Living and Working in Bangkok 2004 Update
Life is changing in Bangkok, especially for Westerners living here. In the time that I have been here, the city has become more modern and cleaner. The skytrain, new shopping centres and the general modernization of a lot of older, dingy buildings and the addition of a lot more trees in the central city area has made the city seem like it is a more pleasant place to live, at least on the surface.
Shopping has got a lot better in Thailand and the range of goods available is even greater than ever before. Where you once had to wait for trips back home to get certain specialty items that may not have been available in Bangkok, you can now get virtually everything here. Even favourite brands of food can often be found in one or other of the supermarkets that have a host of imported items. Books are released just a little later than they are in the West and movies at virtually the same time. It often feels that you can get almost anything here in Bangkok and if you can't you can just get online, find it and order it that way!
But it is not all positive I am afraid and there are quite a few negatives, some of them quite serious. As one would expect, prices have gone up across the board. Even the buses have gone up in price! Apartment prices have gone up, no doubt fuelled by occupancy rates that are much higher than they were 5 years ago. And the apartments that have not moved in price are a lot harder to get into than in the past, some buildings even have long waiting lists. Property prices have started to move again, and they are moving north at quite a rate. If you have confidence that things will not go bang again, like they did in mid 1997, then no is probably a god time to buy.
In 1997, it cost 60 baht to go and see a movie and now it is 100 – 140 baht, depending on where you go. Food costs across the board have moved, moved up that is. While the cost of petrol has gone up, one has to have a bit of sympathy for the cabbies who still charge the same tariffs as they did when the baht crashed, way back in the middle of '97. Despite continued calls for taxi fares to go up, they remain ridiculously low.
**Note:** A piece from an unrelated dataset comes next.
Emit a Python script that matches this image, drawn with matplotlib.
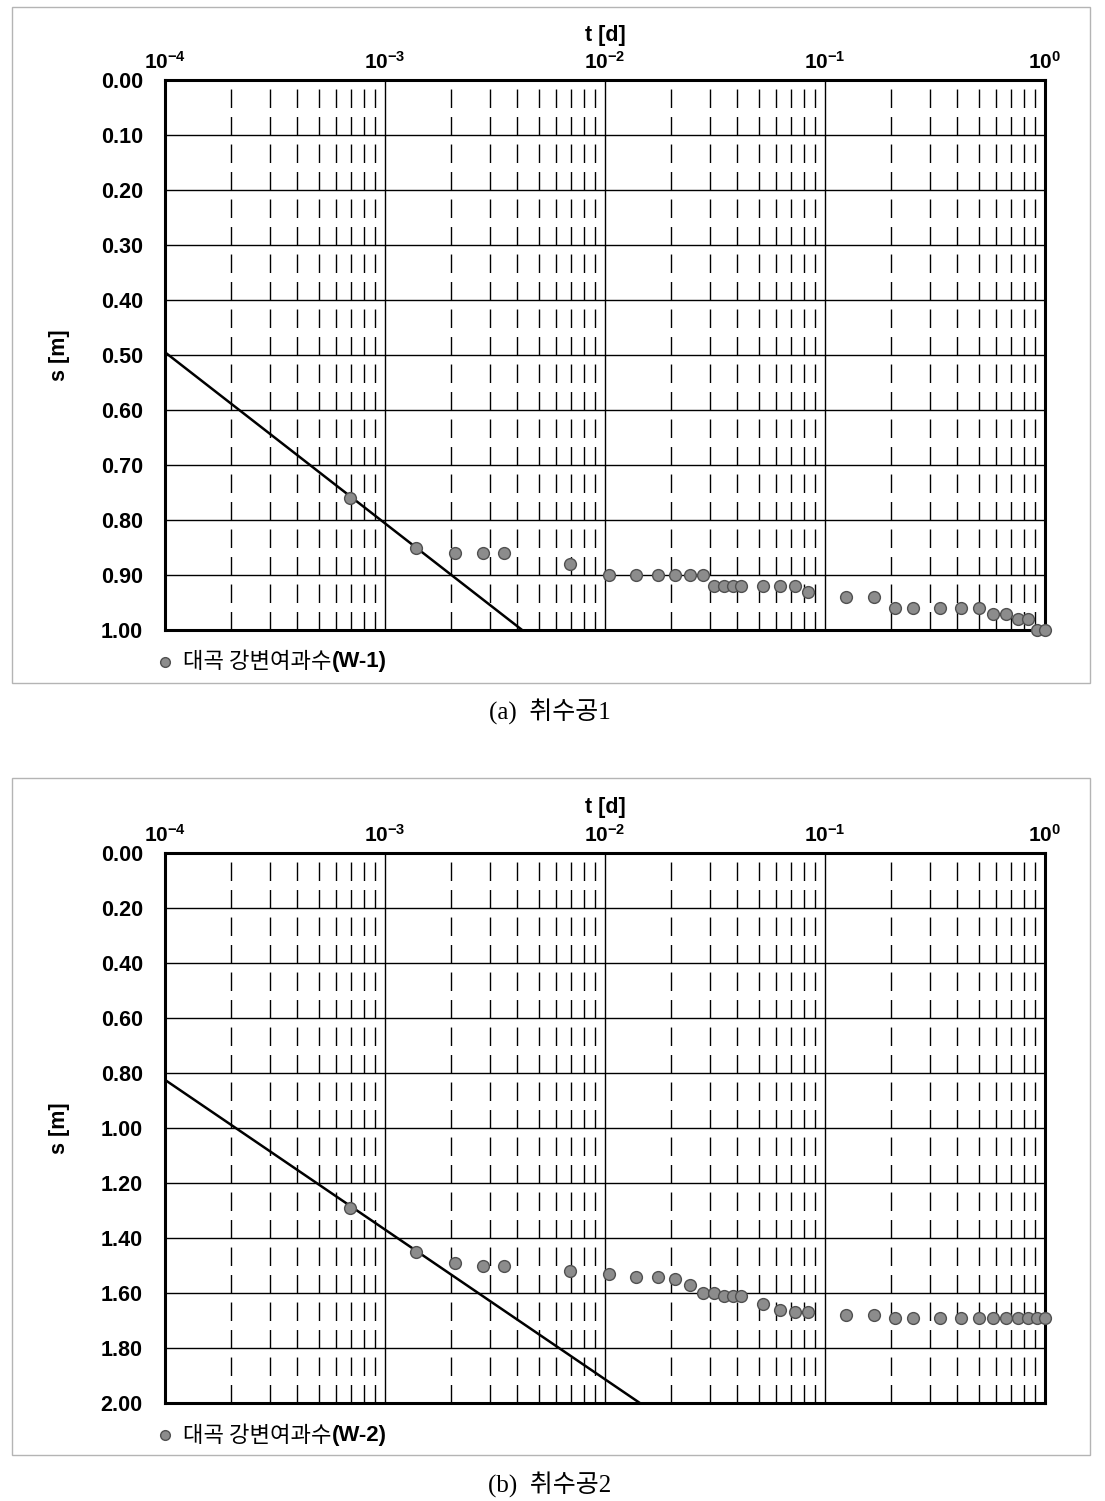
import numpy as np
import matplotlib.pyplot as plt
import matplotlib.ticker as mtick
from matplotlib.lines import Line2D
from matplotlib.patches import Rectangle

plt.rcParams['font.family'] = ['Liberation Sans', 'Noto Sans CJK KR']
plt.rcParams['mathtext.fontset'] = 'custom'
plt.rcParams['mathtext.rm'] = 'Liberation Sans:bold'
plt.rcParams['mathtext.bf'] = 'Liberation Sans:bold'
plt.rcParams['mathtext.it'] = 'Liberation Sans:bold'

# elapsed time [d] (1 min ... 24 h), same for both wells
t_days = [6.94e-4, 1.39e-3, 2.08e-3, 2.78e-3, 3.47e-3, 6.94e-3,
          1.04e-2, 1.39e-2, 1.74e-2, 2.08e-2, 2.43e-2, 2.78e-2,
          3.13e-2, 3.47e-2, 3.82e-2, 4.17e-2, 5.21e-2, 6.25e-2, 7.29e-2, 8.33e-2,
          0.125, 0.167, 0.208, 0.250, 0.333, 0.417, 0.500, 0.583, 0.667,
          0.750, 0.833, 0.917, 1.000]

# drawdown [m]
s_w1 = [0.76, 0.85, 0.86, 0.86, 0.86, 0.88,
        0.90, 0.90, 0.90, 0.90, 0.90, 0.90,
        0.92, 0.92, 0.92, 0.92, 0.92, 0.92, 0.92, 0.93,
        0.94, 0.94, 0.96, 0.96, 0.96, 0.96, 0.96, 0.97, 0.97,
        0.98, 0.98, 1.00, 1.00]
s_w2 = [1.29, 1.45, 1.49, 1.50, 1.50, 1.52,
        1.53, 1.54, 1.54, 1.55, 1.57, 1.60,
        1.60, 1.61, 1.61, 1.61, 1.64, 1.66, 1.67, 1.67,
        1.68, 1.68, 1.69, 1.69, 1.69, 1.69, 1.69, 1.69, 1.69,
        1.69, 1.69, 1.69, 1.69]

# Cooper-Jacob straight line fits
fit_w1_t = [1e-4, 4.2e-3]
fit_w1_s = [0.495, 1.00]
fit_w2_t = [1e-4, 1.44e-2]
fit_w2_s = [0.825, 2.00]

W, H = 1105, 1501
fig = plt.figure(figsize=(W / 100, H / 100), dpi=100, facecolor='white')


def fx(px):
    return px / W


def fy(py):
    return 1 - py / H


def draw_panel(top, t, s, fit_t, fit_s, ymax, ystep, well, caption, frame):
    x0, y0, x1, y1 = frame
    fig.add_artist(Rectangle((fx(x0), fy(y1)), (x1 - x0) / W, (y1 - y0) / H,
                             transform=fig.transFigure, fill=False,
                             ec='#b4b4b4', lw=1))

    ax = fig.add_axes([fx(165), fy(top + 550), 880 / W, 550 / H])
    ax.set_xscale('log')
    ax.set_xlim(1e-4, 1)
    ax.set_ylim(ymax, 0)

    ax.xaxis.set_major_locator(mtick.LogLocator(base=10, numticks=10))
    ax.xaxis.set_minor_locator(mtick.LogLocator(base=10, subs=range(2, 10), numticks=10))
    ax.xaxis.set_minor_formatter(mtick.NullFormatter())
    ax.xaxis.set_major_formatter(mtick.FuncFormatter(
        lambda v, p: r'$\mathbf{10^{%d}}$' % round(np.log10(v))))
    ax.yaxis.set_major_locator(mtick.MultipleLocator(ystep))
    ax.yaxis.set_major_formatter(mtick.FormatStrFormatter('%.2f'))

    ax.tick_params(which='both', length=0, top=True, bottom=False,
                   labeltop=True, labelbottom=False)
    ax.tick_params(axis='x', pad=5, labelsize=15)
    ax.tick_params(axis='y', pad=16, labelsize=15.5)
    for lab in ax.get_yticklabels():
        lab.set_fontweight('bold')

    ax.grid(which='major', axis='both', color='black', lw=1.0, ls='-')
    ax.grid(which='minor', axis='x', color='black', lw=1.0, ls=(0, (13.3, 6.5)))
    ax.set_axisbelow(True)
    for sp in ax.spines.values():
        sp.set_linewidth(2.2)

    ax.plot(fit_t, fit_s, color='black', lw=1.8, zorder=3)
    ax.plot(t, s, ls='none', marker='o', ms=8.5, mfc='#8c8c8c', mec='#505050',
            mew=1.0, zorder=4, clip_on=False)

    fig.text(fx(605), fy(top - 45), 't [d]', ha='center', va='center',
             weight='bold', size=15.5)
    fig.text(fx(60), fy(top + 275), 's [m]', ha='center', va='center',
             weight='bold', size=15.5, rotation=90)

    # legend
    ly = top + 582
    fig.add_artist(Line2D([fx(165)], [fy(ly)], transform=fig.transFigure,
                          marker='o', ms=7, mfc='#8c8c8c', mec='#505050', mew=1.0))
    t1 = fig.text(fx(183), fy(ly), '대곡 강변여과수', family='Noto Sans CJK KR',
                  size=16, va='center', ha='left')
    ax.annotate(well, xy=(1, 0.5), xycoords=t1, va='center', ha='left',
                weight='bold', size=16, annotation_clip=False)

    fig.text(fx(550), fy(top + 632), caption, ha='center', va='center', size=18,
             family=['Liberation Serif', 'Noto Sans CJK KR'])
    return ax


draw_panel(80, t_days, s_w1, fit_w1_t, fit_w1_s, 1.0, 0.1,
           '(W-1)', '(a)  취수공1', (12, 7, 1090, 683))
draw_panel(853, t_days, s_w2, fit_w2_t, fit_w2_s, 2.0, 0.2,
           '(W-2)', '(b)  취수공2', (12, 778, 1090, 1455))

fig.savefig('out.png', dpi=100)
The government has started to get much tougher on visas for foreigners and anyone applying for a three month visa, or multiple entry visas at Thai embassies and consulates abroad, will no doubt have noticed that they are a lot harder to come by than they used to be. For people who are just living in Thailand on tourist visa after tourist visa, they are now getting hassles at immigration points and there is all sorts of conjecture that the government will finally put in place a policy to prevent people living in Thailand this way,
The current government has brought about various policy changes that seem to discourage farangs from living here. Some of them seem to make complete sense and you have to admire the government for implementing such policies, but others are a little hard to understand. However, at the end of the day this is Thailand, and the Thais are free to do what they want. If they do not want us to stay, we have to leave, and that is the bottom line. We do not have the right to stay here at all unless we have become naturalized Thai citizens – which is incredibly unlikely. But with this in the back of our mind, it really does make the average farang wonder how long they want to stay here and perhaps more importantly, what level of investment they are prepared to make. If there is a concern in the back of our mind that we might get kicked out, we are hardly going to go and buy a condo or a house, are we?
I have heard it said that the Thai smile is much harder to find in Bangkok than it used to be – and I believe it. There is, in some circles, anti-foreigner sentiment in the big city, but don't be too concerned, it's nothing like you hear about in the likes of Jakarta and some of the other major cities in Asia. But yeah, where farangs were once a novelty that Thai people warmed to, there are now more than a few locals who are not at all fond of our kind, some falsely believing that we were responsible for the last crash in the economy, others jealous at the fact that the average foreigner in Bangkok, be it tourist or resident, has one hell of lot more money in their pocket than the average Thai. More and more, it seems that Thais see us as a meal ticket and many are not doing a very god job at hiding their thoughts.
Overall, Bangkok is probably a more livable city now than in the past. A lot of the nonsense of the past has been put paid to by changes in law and / or better police enforcement. A lot of people talk about the good old days but when doing so, they conveniently forget such nightmares as the pre-skytrain era in terms of getting around, the fact that many food products were never available and the fact that while the nightlife might have been more wild in the past, so there was a huge cost to the many Thais who got caught up in it and suffered in one way or another.
I believe that for the wholesome farang who is legally in Thailand and leading a decent lifestyle, Bangkok is better than ever. For folk who were into illegal activities, working without work permits or for sexual predators who were here for pleasures of the flesh and little else, then Bangkok is probably not quite the place that it once was. I think Bangkok's truly wild days are largely a thing of the past ad the city really is growing up. And surely that has got to be a good thing!